10 abr 2018

Hallazgo



La ropita, la cuna, el cochecito, los juguetes... Todo salió de casa antes de que Irene volviera de la clínica, del estupor. También la bañera, que sustituí por un plato de ducha. Desde entonces nos convertimos en vagones empeñados en circular por un carril que ya no los admite. La cara del bebé, que aparecía de repente entre el tenedor y el cuchillo o dando vueltas en el tambor de la lavadora, denunciaba que, tras su silencio, Irene nunca olvidaría mi descuido. La idea del cachorro fue de la psicóloga. “Algo que cuidar”, dijo. Al principio Irene ni lo miraba, pero él, tozudo y cariñoso, la fue conquistando hasta dibujarle a veces un gesto parecido a su antigua sonrisa.

Tendíamos la ropa en la azotea y vimos a Tuno subir triunfante con el maldito pato de goma entre los dientes.
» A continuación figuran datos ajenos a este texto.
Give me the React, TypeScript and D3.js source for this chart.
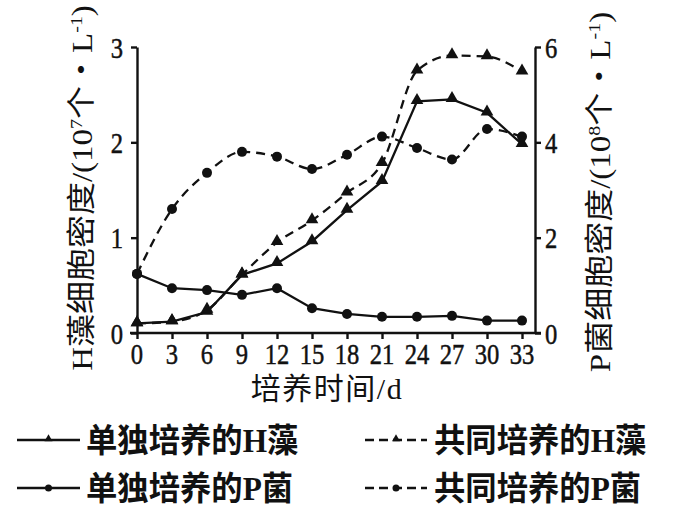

De qué rincón pudo haberlo sacado no lo sé, porque yo había escudriñado hasta el último. El rostro del bebé, hinchado en la bañera, apareció de nuevo entre las sábanas húmedas. De una patada lancé a Tuno escaleras abajo. El grito de Irene al verlo caer liberó todo el odio acumulado. Lo último que vi antes de marcharme para siempre fue el juguete, dos veces testigo de mi culpa, flotando en el charco de sangre que manaba de la boca del perro.